The Danish and German energy ministries appear to have finally resolved a long-running dispute over cross-border electricity trading.
A new deal has been signed that will gradually expand the amount of power capacity traded between the two countries, opening up the German power market to renewable energy producers in Denmark and its Nordic neighbours.
Germany’s national power grid has struggled to keep up with the fast growth of renewables, particularly in the northern half of the country.
This has caused problems with bottlenecks, and meant that while power producers in Scandinavia have often been able to produce excess renewable energy at lower cost than their German counterparts, they have been unable to access the market to the south. According to the Danish energy ministry, only around 11% of the potential trading capacity between the Jutland peninsula and the German state of Schleswig Holstein was available in 2016.
Last week’s joint declaration was signed by the German Ministry of Economics, the Danish Ministry of Energy, Utilities and Climate,and the German and Danish energy regulatory authorities, BNetzA and Energitilsynet. It will be implemented by the countries’ transmission system operators (TSOs), Energinet in Denmark, and TenneT in Germany.

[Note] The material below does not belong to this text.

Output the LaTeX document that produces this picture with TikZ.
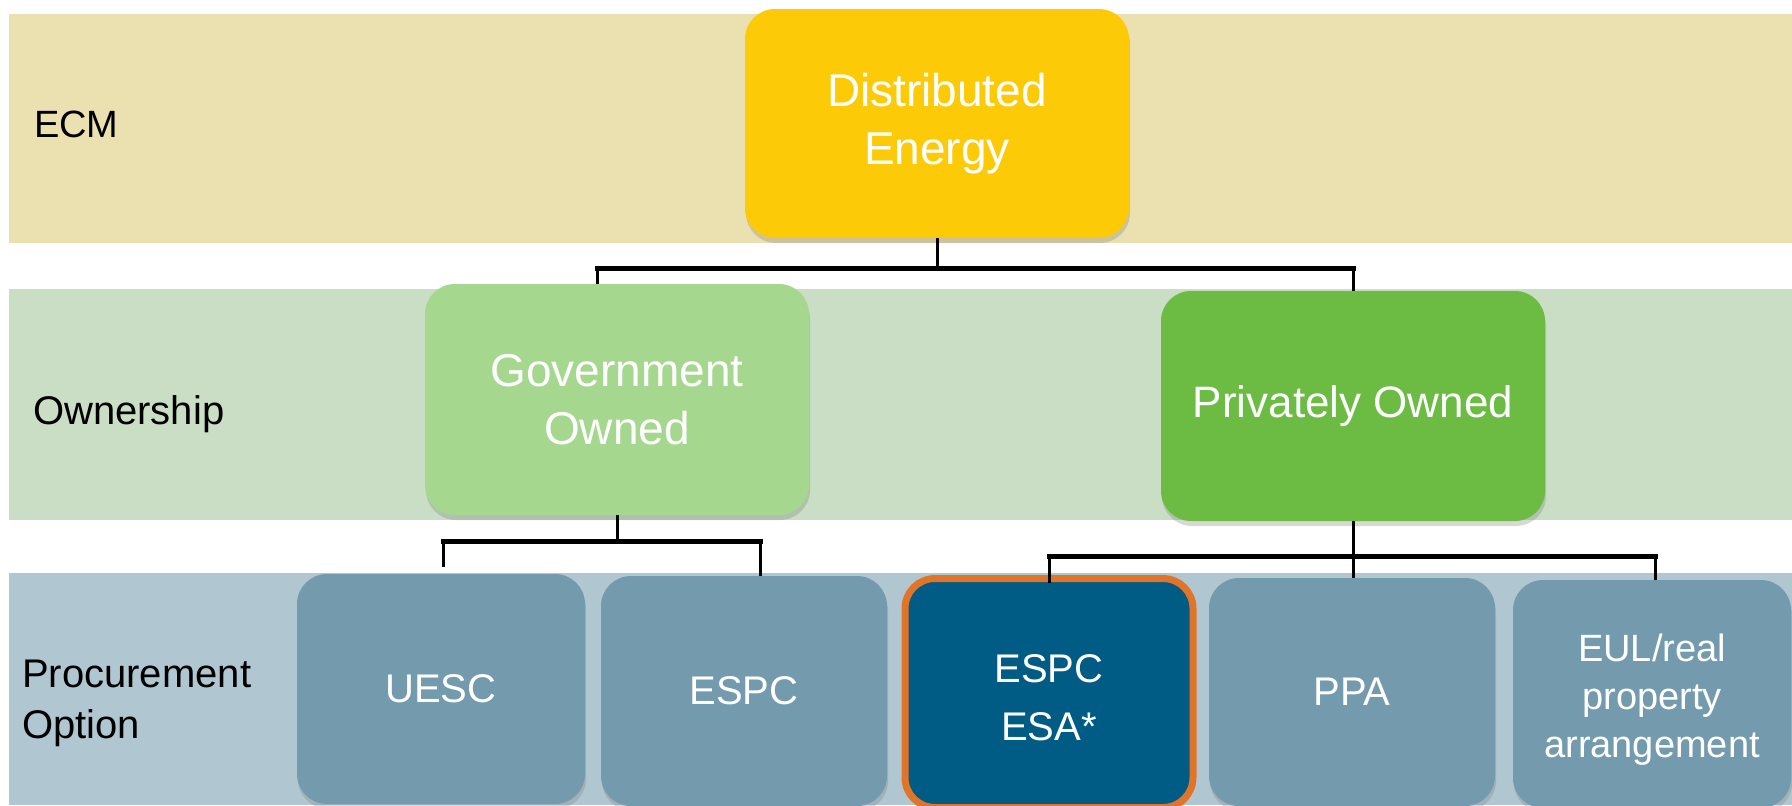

The agreement will come into effect as from December 1, but will be preceded by a five-month pilot phase commencing in July. This will increase the minimum available day-ahead capacity that can be traded between the two countries in either direction in monthly steps, reaching 400 MW in November. The minimum capacity will then rise to 700 MW in 2018, to 900 MW in the first quarter of 2019, to 1 GW as from April 2019, and then to 1.1 GW from 2020.
By the end of 2020, when the agreement expires, both sides hope that an expansion of the German power grid will have been completed, allowing for a full opening of the border.
“A single [European] market for electricity is a prerequisite for integrating more renewable energy into the energy system,” Danish energy minister Lars Lilleholt said in a statement. “With this temporary agreement, we are not fully opening capacity, but we have taken an important step. The problems of internal bottlenecks in Germany are very complex, and it would be unrealistic to solve the problems from one day to the next.”